Bloggers Must Disclose Freebies, FTC Says

     WASHINGTON (CN) – The Federal Trade Commission has revised its guidelines on the use of testimonial advertising, celebrity endorsements and bloggers who have a “material connection” to the subject of their posts.




           The changes focus on disclosure of interest between parties involved in advertising and marketing and for the first time include so called “word of mouth marketers” -people who are paid to make endorsements of a product on the multitude of social networking media available to private individuals, including just using or endorsing the product in a public place.
           Celebrity endorsers now will be personally liable for statements they make in an endorsement and now have a duty to disclose their relationship to an advertiser when making an endorsement outside of traditional advertising media, like when appearing on a talk show or when paid to use a product in a public place. Under the old guidelines only the advertiser was held liable for the truth and accuracy of the claims made in an ad.

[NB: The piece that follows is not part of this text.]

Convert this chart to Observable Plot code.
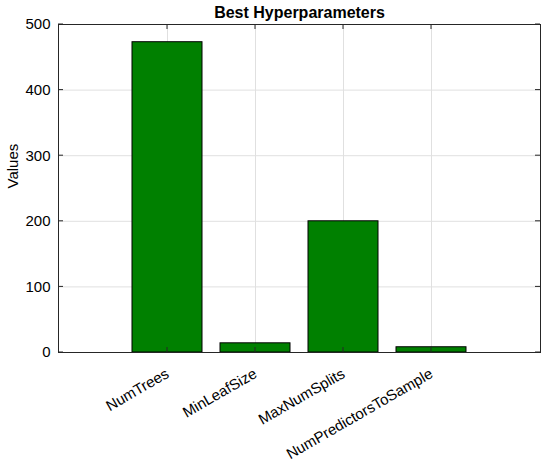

           If an advertiser refers to the findings of a research organization that conducted research sponsored by the advertiser, the advertisement must disclose the connection between the advertiser and the organization. Advertisers that use consumers to convey their experience with a product or service as typical when that is not the case will be required to clearly disclose the results that consumers can expect, and are not protected by disclaimers such as “individual results may vary” or “results not typical.”